Hi,
I'm aiming to render frames as close as possible to the presentation time - it's for a smartphone-based VR headset (Google Cardboard style) where ideally there is a "late warp" just before presenting a new frame that applies both lens distortion and also orientation correction to reduce the error in the predicted head pose by leveraging the very latest motion sensor data. So leaving it as late as possible gives better pose predictions.
This late warp is a pretty simple pass - just a textured mesh, so it's typically <2ms of GPU time. Thanks to the Developer Labs it's been suggested I could use a compute shader for the warp so it can share GPU resources with any ongoing rendering work too (as Metal doesn't have a public per-queue priority to allow for pre-emption of other rendering work, which is the way this is generally handled on Android).
What I'm trying to figure out now is how best to schedule the rendering. With CAMetalLayer maximumDrawableCount set to 2, you're pretty much guaranteed that the frame will be displayed on the next vsync if rendering completes quickly enough. However sometimes the system seems to hold onto the drawables a bit longer than expected which blocks getNextDrawable.
With maximumDrawableCount of 3, it seems easy enough to maintain 60FPS but looking in instruments the CPU to display latency varies - there are times where its around 50ms (ie already 2 frames in the queue to be presented first, waitForNextDrawable blocks), some periods where it's 30 ms (generally 1 other frame queued) and sometimes where it drops down to the ideal 16ms or less.
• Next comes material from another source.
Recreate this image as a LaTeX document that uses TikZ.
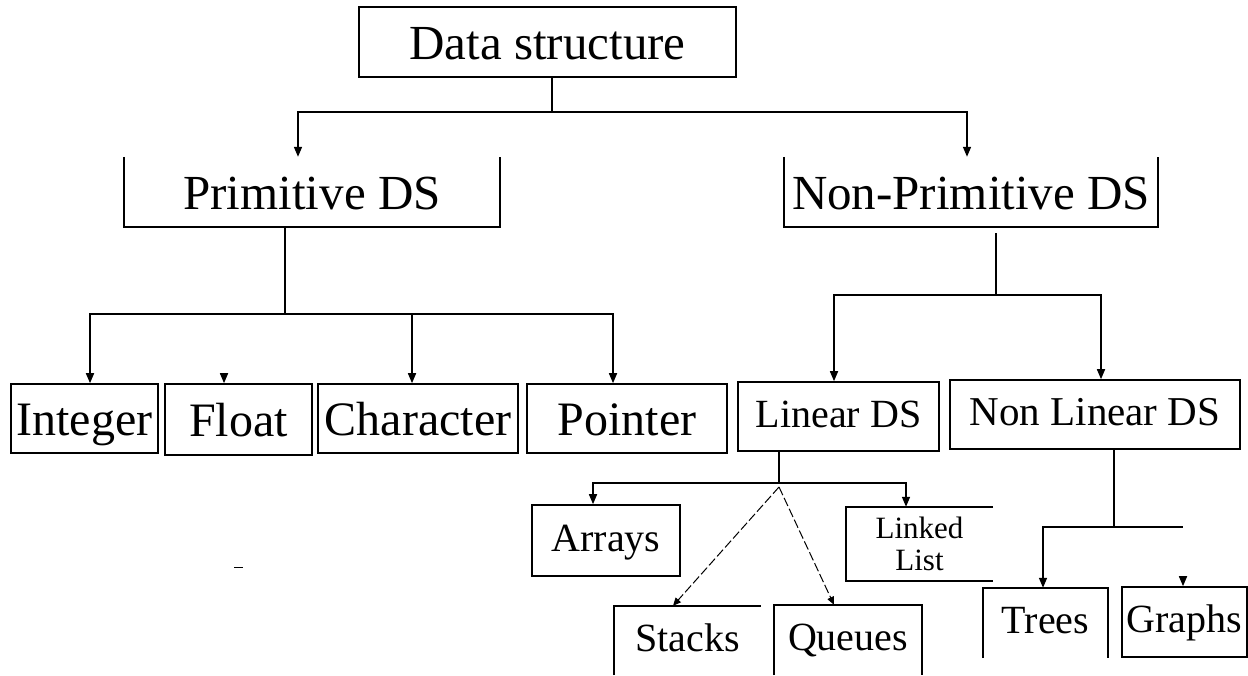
\documentclass[tikz,border=0pt]{standalone}
\usepackage{fontspec}
\setmainfont{Liberation Serif}
\usetikzlibrary{arrows.meta}

\tikzset{
  box/.style={draw, line width=1.6pt, inner sep=0pt},
  openbox/.style={inner sep=0pt},
  link/.style={line width=1.6pt},
  arr/.style={line width=1.6pt, -{Triangle[length=10pt,width=8pt]}},
  dasharr/.style={line width=1pt, dash pattern=on 9pt off 3pt, -{Triangle[length=8pt,width=7pt]}},
  toptext/.style={font=\fontsize{49}{49}\selectfont, text height=35pt, text depth=0pt},
  leaftext/.style={font=\fontsize{48}{48}\selectfont, text height=34.5pt, text depth=0pt},
  subtext/.style={font=\fontsize{40}{40}\selectfont, text height=25pt, text depth=4pt},
}

\begin{document}
\begin{tikzpicture}[x=1pt, y=-1pt]
  \path[use as bounding box, fill=white] (0,0) rectangle (1248,675);

  % Root
  \node[box, toptext, minimum width=377pt, minimum height=70pt] (ds) at (547.5,42) {Data structure};

  % Second level (boxes open at the top)
  \node[openbox, toptext, minimum width=376pt, minimum height=70pt] (prim) at (312,192) {Primitive DS};
  \node[openbox, toptext, minimum width=374pt, minimum height=70pt] (nonprim) at (971,192) {Non-Primitive DS};
  \draw[link] (prim.north west) |- (prim.south east) -- (prim.north east);
  \draw[link] (nonprim.north west) |- (nonprim.south east) -- (nonprim.north east);

  % Primitive types
  \node[box, leaftext, minimum width=147pt, minimum height=69pt] (integer) at (84.5,418.5) {Integer};
  \node[box, leaftext, minimum width=147pt, minimum height=71pt] (float) at (238.5,419.5) {Float};
  \node[box, leaftext, minimum width=200pt, minimum height=69pt] (character) at (418,418.5) {Character};
  \node[box, leaftext, minimum width=200pt, minimum height=69pt] (pointer) at (627,418.5) {Pointer};

  % Non-primitive types
  \node[box, subtext, minimum width=201pt, minimum height=69pt] (linear) at (838.5,416.5) {Linear DS};
  \node[box, subtext, font=\fontsize{41}{41}\selectfont, minimum width=290pt, minimum height=69pt] (nonlinear) at (1095,414.5) {Non Linear DS};

  % Linear structures
  \node[box, subtext, minimum width=148pt, minimum height=71pt] (arrays) at (606,540.5) {Arrays};
  \node[openbox, font=\fontsize{31}{32}\selectfont, align=center, minimum width=147pt, minimum height=71pt] (linked) at (919.5,544) {Linked\\List};
  \draw[link] ([yshift=1.5pt]linked.north east) -| ([yshift=-1.5pt]linked.south west) -- ([yshift=-1.5pt]linked.south east);
  \node[openbox, subtext, minimum width=147pt, minimum height=69pt] (stacks) at (687.5,640.5) {Stacks};
  \draw[link] (stacks.south west) |- (stacks.north east);
  \node[openbox, subtext, minimum width=148pt, minimum height=70pt] (queues) at (848,640) {Queues};
  \draw[link] (queues.south west) |- (queues.north east) -- (queues.south east);

  % Non linear structures
  \node[openbox, subtext, minimum width=125pt, minimum height=70pt] (trees) at (1045.5,623) {Trees};
  \draw[link] (trees.south west) |- (trees.north east) -- (trees.south east);
  \node[box, subtext, minimum width=125pt, minimum height=70pt] (graphs) at (1184.5,622) {Graphs};

  % Root to second level
  \coordinate (dsfork) at (552,112);
  \draw[link] ([xshift=4.5pt]ds.south) -- (dsfork);
  \draw[arr] (dsfork) -| ([xshift=-14pt]prim.north);
  \draw[arr] (dsfork) -| ([xshift=-4pt]nonprim.north);

  % Primitive branch
  \coordinate (primfork) at (285,314);
  \draw[link] ([xshift=-27pt]prim.south) -- (primfork);
  \draw[arr] (primfork) -| ([xshift=5.5pt]integer.north);
  \draw[arr] (primfork) -| ([xshift=-14pt]pointer.north);
  \draw[arr] ([xshift=-6pt]character.north |- primfork) -- ([xshift=-6pt]character.north);
  \draw[arr] ([xshift=-14.5pt,yshift=10pt]float.north) -- ([xshift=-14.5pt]float.north);

  % Non-primitive branch
  \coordinate (npfork) at (996,295);
  \draw[link] ([xshift=25pt,yshift=-6pt]nonprim.south) -- (npfork);
  \draw[arr] (npfork) -| ([xshift=-4.5pt]linear.north);
  \draw[arr] (npfork) -| ([xshift=6pt]nonlinear.north);

  % Linear branch
  \coordinate (linfork) at (779,483);
  \draw[link] ([xshift=-59.5pt]linear.south) -- (linfork);
  \draw[arr] (linfork) -| ([xshift=-13pt]arrays.north);
  \draw[arr] (linfork) -| ([xshift=-13.5pt,yshift=1.5pt]linked.north);
  \draw[dasharr] ([yshift=-4pt]linfork) -- ([xshift=-14.5pt]stacks.north);
  \draw[dasharr] ([yshift=-4pt]linfork) -- ([xshift=-14pt]queues.north);

  % Non linear branch
  \coordinate (nlfork) at (1114,527);
  \coordinate (nlend) at (1183,527);
  \draw[link] ([xshift=19pt]nonlinear.south) -- (nlfork);
  \draw[arr] (nlfork) -| ([xshift=-2.5pt]trees.north);
  \draw[link] (nlfork) -- (nlend);
  \draw[arr] ([xshift=-1.5pt,yshift=10pt]graphs.north) -- ([xshift=-1.5pt]graphs.north);

  % stray mark
  \draw[line width=1pt] (234,567) -- (243,567);
\end{tikzpicture}
\end{document}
Is there any way to call present that will just drop any other queued frames in the layer? I've tried presentDrawable:drawable atTime:0 and afterMinimumDuration:0 but to no avail.
It seems like with CAMetalLayer I'll just have to addPresentedHandler blocks to keep track of how many are queued in the display so I can ensure the queue is generally empty before presenting the next frame.
A related question is the deadline for completing the rendering. The CAMetalLayer is in the compositing fast path, but it seems rendering needs to still complete (ie all the GPU workload finished) around 5ms before the next vsync for it to be displayed on the next vsync. I suspect there's a deadline for the frame just in case it needs to be composited but any hints / ideas for handling that would be appreciated. It seems to be slightly device-specific; somewhat unexpectedly, the iPod touch 7 latches frames that finish much closer to the vsync time than the iPhone 12 Pro.
I've also just come across AVSampleBufferDisplayLayer that I'm taking a look at now. It seems to offer better control of the queue, and still enables the compositing fast path, but I can't actually see any feedback like addPresentedHandler to be able to judge what the deadline is to have a frame shown in the next vsync.